The word ‘exclusive’ has been so debased by the British press its like it has spent its entire career following Ron Jeremy around with a mop and bucket. What an exclusive should mean is a story that journalists have unconverted and which no other outlet has yet published. But in the hands of newspapers like The Sun and The Times, “exclusive” often means “something the government briefed us on before other newspapers and, most crucially, Parliament and the public”.
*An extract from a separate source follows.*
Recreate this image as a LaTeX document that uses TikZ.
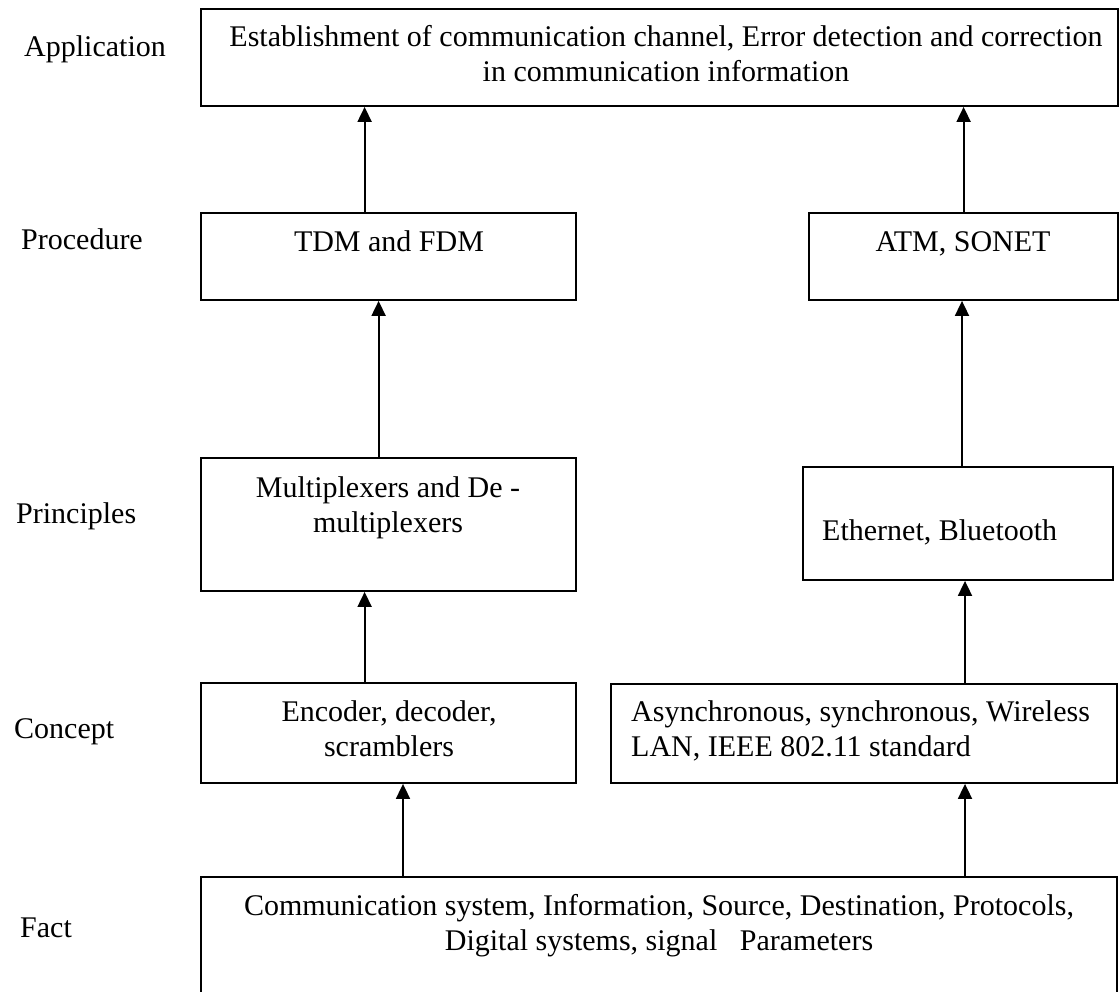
\documentclass[tikz,border=0pt]{standalone}
\usepackage{fontspec}
\setmainfont{Liberation Serif}
\usetikzlibrary{arrows.meta,fit}
\begin{document}
\begin{tikzpicture}[x=1pt,y=-1pt,
  box/.style={draw, line width=1.8pt, inner sep=0pt},
  txt/.style={font=\fontsize{30}{35}\selectfont, inner sep=0pt, align=center},
  lvl/.style={font=\fontsize{30}{35}\selectfont, inner sep=0pt, anchor=base west},
  arr/.style={-{Triangle[length=15pt,width=14pt]}, line width=1.8pt}]
\clip (0,0) rectangle (1120,992);
\fill[white] (0,0) rectangle (1120,992);

% boxes of the hierarchy
\node[box, fit={(201,9) (1118,106)}]   (app)  {};
\node[box, fit={(201,213) (576,300)}]  (tdm)  {};
\node[box, fit={(809,213) (1118,300)}] (atm)  {};
\node[box, fit={(201,458) (576,591)}]  (mux)  {};
\node[box, fit={(803,467) (1113,580)}] (eth)  {};
\node[box, fit={(201,683) (576,783)}]  (enc)  {};
\node[box, fit={(611,684) (1117,783)}] (asy)  {};
\node[box, fit={(201,877) (1117,1000)}] (fact) {};

% box texts (base anchor = baseline of the last line)
\node[txt, anchor=base] (appT) at (666,82)
  {Establishment of communication channel, Error detection and correction\\in communication information};
\node[txt, anchor=base] (tdmT) at (389,252) {TDM and FDM};
\node[txt, anchor=base] (atmT) at (963,252) {ATM, SONET};
\node[txt, anchor=base] (muxT) at (388,532) {Multiplexers and De -\\multiplexers};
\node[txt, anchor=base west] (ethT) at (822,540) {Ethernet, Bluetooth};
\node[txt, anchor=base] (encT) at (389,756) {Encoder, decoder,\\scramblers};
\node[txt, align=left, anchor=base west] (asyT) at (631,756)
  {Asynchronous, synchronous, Wireless\\LAN, IEEE 802.11 standard};
\node[txt, anchor=base] (factT) at (659,950)
  {Communication system, Information, Source, Destination, Protocols,\\Digital systems, signal\ \ \ Parameters};

% level names
\node[lvl] (lApp)  at (24,57)  {Application};
\node[lvl] (lProc) at (21,250) {Procedure};
\node[lvl] (lPrin) at (16,523) {Principles};
\node[lvl] (lCon)  at (14,738) {Concept};
\node[lvl] (lFact) at (20,937) {Fact};

% connector columns
\coordinate (xa) at (364.6,0);
\coordinate (xb) at (378.6,0);
\coordinate (xc) at (403,0);
\coordinate (xd) at (963.6,0);
\coordinate (xe) at (962,0);
\coordinate (xf) at (965,0);

\draw[arr] (fact.north -| xc) -- (enc.south -| xc);
\draw[arr] (enc.north -| xa) -- (mux.south -| xa);
\draw[arr] (mux.north -| xb) -- (tdm.south -| xb);
\draw[arr] (tdm.north -| xa) -- (app.south -| xa);
\draw[arr] (fact.north -| xf) -- (asy.south -| xf);
\draw[arr] (asy.north -| xf) -- (eth.south -| xf);
\draw[arr] (eth.north -| xe) -- (atm.south -| xe);
\draw[arr] (atm.north -| xd) -- (app.south -| xd);
\end{tikzpicture}
\end{document}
I had a semi-blessed day mostly off social media yesterday as I battled with moving, but waking up at 4am after sleeping the well-earned sleep of a man who has had to explain to sceptical removal men that “yes, that sofa will fit through that door”, I logged back on to Twitter, the curséd bird site, to discover a new Times ‘exclusive’:
The government will announce a new national lockdown on Monday and it decided to shit on our weekends by handing that news to reporters at The Times who were waiting eagerly, mouths open, for more lovely worms from the government, like credulous baby birds. If they’re lucky, Lee Cane and Dominic Cummings will even chew the wriggling lies up for them first — so efficient, delicious and exclusive.
Journalists who crow about ‘exclusives’ that are hand-fed to them by government sources or powerful PR people, all the time cloaking those bastards in unearned anonymity, are truly pathetic. It requires no skill, beyond the ability to provide a tongue colonic to powerful contacts, and is actually intensely embarrassing.
Pointing to an ‘exclusive’ that you got because someone rang you up and gave it to you is the journalistic equivalent of a toddler proudly showing off a pile of shit in their potty — it’s a part of the process and they did the bare minimum to make it happen.
I find the dick-swinging, back-slapping, wall-pissing, pseudo-journalism of fake exclusive chasing and marketing pathetic in normal times. During a pandemic, with stories that involve the physical and mental health of the nation, I find it deplorable to the point of contempt.
While The Times bosses shower their political editors with praise when they manage to be tossed morsels by the Number 10 press operation — so connected! the paper the people in power read! — they are acting against the interests of the public and as a megaphone for a court of corrupt and contemptible charlatans and grifters. But “buy a paper”, yeah?
And as I’m on the subject of charlatans…
Matt Chorley published a thread on Twitter about the EHRC report in antisemitism in the Labour Party which was as heavy on emotional guff, performative anger, and cheap sentimentality as you’d expect from a man whose radio show is comprised largely of crap puns and obsequious deference to his ‘betters’. That he also writes a weekly ‘comedy’ column for The Times taking a sideways look at the political news — 🙄— merely adds to the enduring horror of his media career.
Ever the self-publicist, Chorley even manages to start his thread with a reference to his comedy show, a production with all the cheer of an open grave. This is the same Matt Chorley who, after launching a Twitter World Cup to find the best Prime Minister We Never Had, threw a series of Verruca Salt-style tantrums on his radio show about “Corbynistas rigging the contest”. And how did his eternal enemy achieve this? Well, they… uh… voted in his polls.
Matt Chorley is a man who shares the pages of The Times with Anders Brevik’s favourite columnist, Melanie Phillips, and ‘banters’ four days a week with Times Radio’s Chief Political Correspondent, Tom Newton-Dunn, who published a story on the front page of The Sun that relied on neo-Nazi websites for its core information. Is Matt Chorley, long-time recipient of a wage from Rupert Murdoch — Sauron with a taste for trophy wives and manipulating elections — really in a position to lecture anyone about proximity to racists? The Times also has a tendency to blow racist dog whistles with greater alacrity than a fascist trainer at a Crufts-style show for Nazis who really love their cockapoos and want a white ethno-state.
It used to be said that The Sun was the reprobate of the Murdoch empire and The Times its respectable older sibling. I don’t think that’s true. I think The Times is simply The Sun with a taste for higher scoring Scrabble words and a love for coating its sexism, racism, and squalor in layers of classism, prevention, and pseudo-analytical rigour. The two papers share the same stable and stink of the same shit. Shame on them… exclusively.